Vilnius Dump, Lithuania: Recruitment/Redeployment
The company Vilnius Dump was established in 1999 in Lithuania's capital city, Vilnius, which has a population of about 550,000. The main activities of the company are the collection and sorting of both industrial and household waste. Although the company sorts waste materials, it does not recycle them but just places them in different parts of the territory. There is a separate sludge accumulation territory in which another company, Vilnius Water, deposits sludge from Vilnius' water-cleansing system. Sludge and all other waste will eventually be processed after the dump is closed.
Vilnius Dump employs 50 people (14% women and 86% men) in its two departments — administration (with 10 employees) and production (with 40 employees). The company does not discriminate against older workers in its recruitment policy. There are also redeployment possibilities for older workers and workers who become pensioners can remain with the company as long as they are capable of doing the job. The average age of the workforce is 48 years. About 60% of all employees are in the age range 40-50; over 20% are older than 50 and the remainder are under 40. The staff turnover rate is 6-7% per year, mainly in the production department. All employees work in one shift. Most production workers in the dump are men because the job is physically hard. No special qualifications are required for the job, except a driving licence if the work involves driving a bin lorry. White-collar employees working in administration have higher education.
Social dialogue in the company is informal. Annual interviews are used as a means of better communication between workers and management.
Good practice today
Policy towards older workers in Vilnius Dump has two strands. Firstly, the company offers older workers redeployment possibilities within the company or else a slightly changed job specification if their current work becomes too demanding. Secondly, the company's recruitment policy targets older people.
According to the company's CEO, there are two reasons for these initiatives. Firstly, certain job specifics (such as smell, distance from the city and the negative connotations associated with working in a rubbish disposal company) make the job unattractive to younger workers. The second reason is a familiar one — the overall shortage of labour in Lithuania. Taken together, these issues result in a shortage in the supply of younger workers for this company, among many others in the country.
A key feature of the policy is redeployment within the company — if a person is no longer able to undertake physically hard work (such as collecting trash or driving a bin lorry), he or she is offered an easier job within the company. Even though the job is easier, the remuneration remains as close as possible to the previous wage, or decreases by not more than 10%, so that workers do not suffer a loss in motivation.
A recent example of redeployment involved a 58-year-old bin lorry driver who developed health problems. As a result, he did not pass the necessary health review in order to keep his driving licence. The company did not invalid him out, but rather offered him a job sorting waste in the dump territory. The man accepted the offer and is still working with the company.
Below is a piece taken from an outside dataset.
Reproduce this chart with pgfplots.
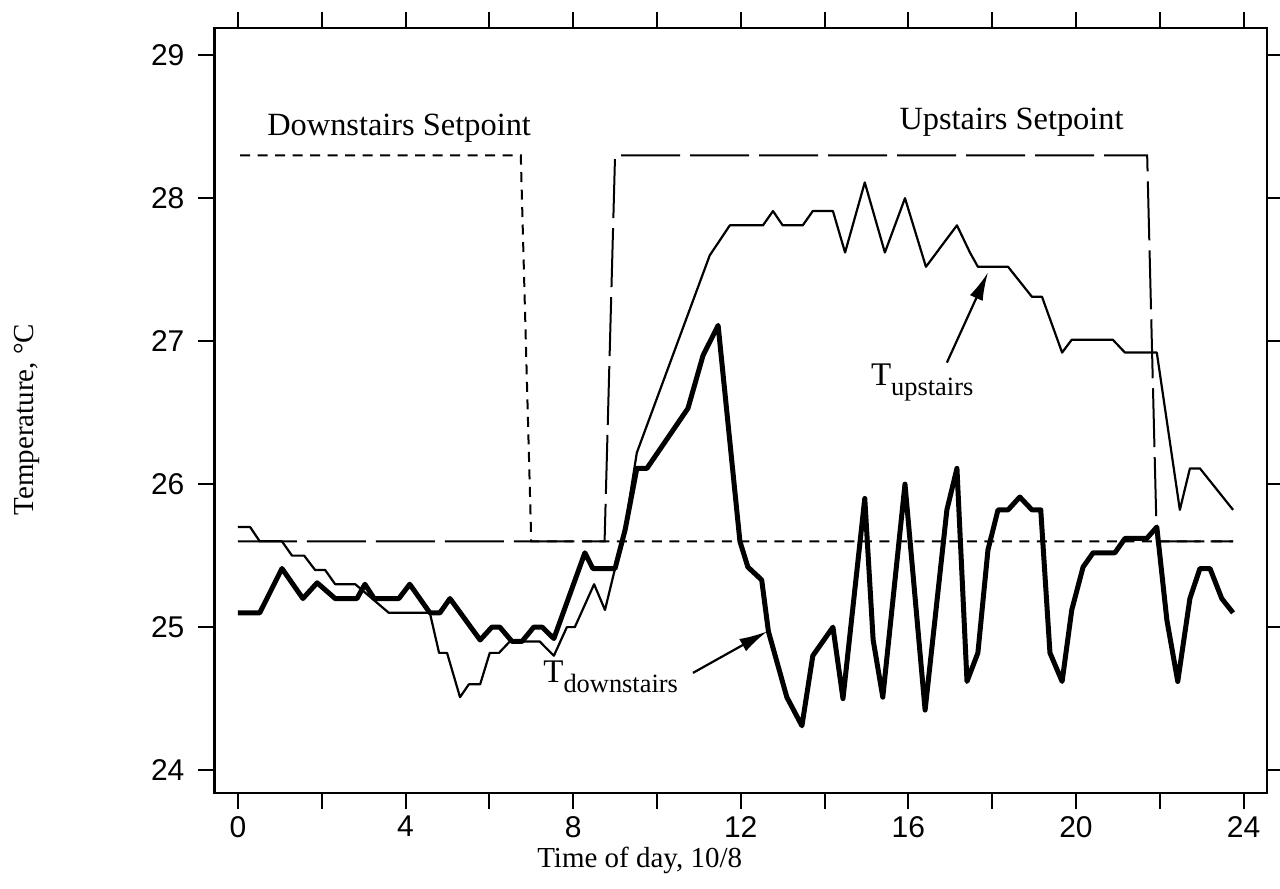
\documentclass[border=0pt]{standalone}
\usepackage{fontspec}
\setmainfont{Liberation Serif}
\newfontfamily\ticksf{Liberation Sans}
\usepackage{pgfplots}
\pgfplotsset{compat=1.18}
\usetikzlibrary{arrows.meta}

\begin{document}
\begin{tikzpicture}
\begin{axis}[
    scale only axis,
    width=526.25pt, height=382.5pt,
    xmin=-0.56, xmax=24.56,
    ymin=23.84, ymax=29.19,
    axis line style={line width=1.2pt},
    xtick={0,2,...,24},
    xticklabels={0,,4,,8,,12,,16,,20,,24},
    ytick={24,25,26,27,28,29},
    tick align=outside,
    xtick pos=both, ytick pos=both,
    xticklabel pos=lower, yticklabel pos=left,
    major tick length=8pt,
    tick style={line width=1pt, black},
    /pgf/number format/assume math mode=true,
    ticklabel style={font=\ticksf\fontsize{15}{18}\selectfont},
    yticklabel style={xshift=-3.5pt},
    xlabel={Time of day, 10/8},
    ylabel={Temperature, °C},
    label style={font=\fontsize{14.5}{17}\selectfont},
    xlabel style={at={(rel axis cs:0.404,-0.097)}, anchor=base},
    ylabel style={at={(rel axis cs:-0.178,0.488)}, anchor=center},
    clip=false,
]
% downstairs setpoint
\addplot[black, line width=1pt, dash pattern=on 5pt off 3.75pt]
  coordinates {(0.05,28.3)(6.75,28.3)(7.0,25.6)(23.75,25.6)};
% upstairs setpoint
\addplot[black, line width=1pt, dash pattern=on 29.5pt off 5pt]
  coordinates {(0,25.6)(8.75,25.6)(9.0,28.3)(21.7,28.3)(21.93,25.6)(23.75,25.6)};
% T downstairs
\addplot[black, line width=2.5pt, line join=round]
  coordinates {(0,25.1)(0.52,25.1)(1.05,25.41)(1.55,25.2)(1.89,25.31)(2.32,25.2)(2.84,25.2)(3.03,25.3)(3.25,25.2)(3.84,25.2)(4.1,25.3)(4.58,25.1)(4.82,25.1)(5.06,25.2)(5.78,24.91)(6.06,25.0)(6.25,25.0)(6.54,24.9)(6.78,24.9)(7.06,25.0)(7.26,25.0)(7.54,24.92)(8.28,25.52)(8.47,25.41)(9.0,25.41)(9.24,25.68)(9.52,26.11)(9.76,26.11)(10.74,26.53)(11.1,26.9)(11.46,27.11)(11.98,25.6)(12.17,25.42)(12.5,25.33)(12.66,24.97)(13.1,24.51)(13.46,24.31)(13.72,24.8)(14.2,25.0)(14.44,24.5)(14.96,25.9)(15.16,24.91)(15.39,24.51)(15.92,26.0)(16.4,24.42)(16.92,25.82)(17.16,26.11)(17.4,24.62)(17.66,24.82)(17.9,25.54)(18.14,25.82)(18.38,25.82)(18.66,25.91)(18.95,25.82)(19.16,25.82)(19.38,24.82)(19.67,24.62)(19.9,25.12)(20.17,25.42)(20.41,25.52)(20.93,25.52)(21.17,25.62)(21.69,25.62)(21.93,25.7)(22.17,25.05)(22.43,24.62)(22.72,25.2)(22.96,25.41)(23.2,25.41)(23.48,25.2)(23.75,25.1)};
% T upstairs
\addplot[black, line width=1.1pt, line join=round]
  coordinates {(0,25.7)(0.29,25.7)(0.52,25.6)(1.05,25.6)(1.29,25.5)(1.58,25.5)(1.84,25.4)(2.08,25.4)(2.32,25.3)(2.8,25.3)(3.2,25.2)(3.6,25.1)(4.58,25.1)(4.8,24.82)(4.99,24.82)(5.3,24.51)(5.51,24.6)(5.78,24.6)(6.01,24.82)(6.23,24.82)(6.49,24.9)(7.2,24.9)(7.54,24.8)(7.85,25.0)(8.04,25.0)(8.5,25.3)(8.76,25.12)(9.24,25.7)(9.52,26.22)(11.26,27.6)(11.74,27.81)(12.53,27.81)(12.77,27.91)(13.0,27.81)(13.48,27.81)(13.72,27.91)(14.2,27.91)(14.49,27.62)(14.96,28.11)(15.44,27.62)(15.92,28.0)(16.42,27.52)(17.16,27.81)(17.47,27.62)(17.66,27.52)(18.38,27.52)(18.95,27.31)(19.19,27.31)(19.67,26.92)(19.9,27.01)(20.88,27.01)(21.17,26.92)(21.93,26.92)(22.48,25.82)(22.72,26.11)(22.96,26.11)(23.75,25.82)};

\node[anchor=base west, inner sep=0pt, font=\fontsize{16.2}{19}\selectfont] at (axis cs:0.69,28.44) {Downstairs Setpoint};
\node[anchor=base west, inner sep=0pt, font=\fontsize{16.2}{19}\selectfont] at (axis cs:15.78,28.48) {Upstairs Setpoint};
\node[anchor=base west, inner sep=0pt, font=\fontsize{16.5}{19}\selectfont] at (axis cs:7.28,24.61) {T\raisebox{-5pt}{\fontsize{13.2}{15}\selectfont downstairs}};
\node[anchor=base west, inner sep=0pt, font=\fontsize{16.5}{19}\selectfont] at (axis cs:15.1,26.69) {T\raisebox{-5pt}{\fontsize{13.2}{15}\selectfont upstairs}};
\draw[line width=1.1pt, -{Latex[length=14pt, width=7pt]}] (axis cs:10.86,24.68) -- (axis cs:12.63,24.97);
\draw[line width=1.1pt, -{Latex[length=14pt, width=7pt]}] (axis cs:16.92,26.85) -- (axis cs:17.9,27.48);
\end{axis}
\pgfresetboundingbox
\path[use as bounding box] ([xshift=-107.25pt,yshift=-48pt]current axis.south west) rectangle ([xshift=6.5pt,yshift=14pt]current axis.north east);
\end{tikzpicture}
\end{document}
Given the average age of the workforce (48 years), the problem of not being able to physically do the job arises from time to time for some workers. Strenuous tasks are involved in the work, such as lifting heavy recycle bins or collecting heavy and sizeable waste left around them (e.g. old furniture). Another problem can be the hot weather, especially relevant for workers who are overweight. According to the company's CEO, the prevalence of absence from sickness is a little bit higher among older workers, but the difference is not significant and is not considered a problem by management.
Health problems are identified during annual screenings and interviews with employees. Annual health checks are compulsory for all employees and are made in order to detect if they are capable of continuing with their present job; if not, they can be redeployed to a less demanding job. The procedure involves the company issuing a standardised health checklist to each employee. They then go to their family doctor, who completes the form and returns it to the company. In addition, interviews with employees are held on a yearly basis in order to elicit information on a self-evaluation basis.
A further aspect of the Vilnius Dump case is that the company actively recruits older people. In 2006, two workers over the age of 45 were hired. Given the average staff turnover rate, this represents more than 50% of new hires. There are no age limits in job advertisements and the advertisements themselves appear in media outlets that older people will read and see (e.g. local newspapers and special newspapers devoted to job advertisements) rather than on the Internet.
In general, management sees no problem in having older employees; indeed, the company appreciates the fact that older workers are more likely to stay in the job and also to have a better attitude. Younger workers are seen as more conceited, while older ones do their job with more commitment. At the same time, however, the company aims to improve working conditions and raise wages in order to attract younger employees. But it will seek to retain those current employees who have been loyal and committed to the company.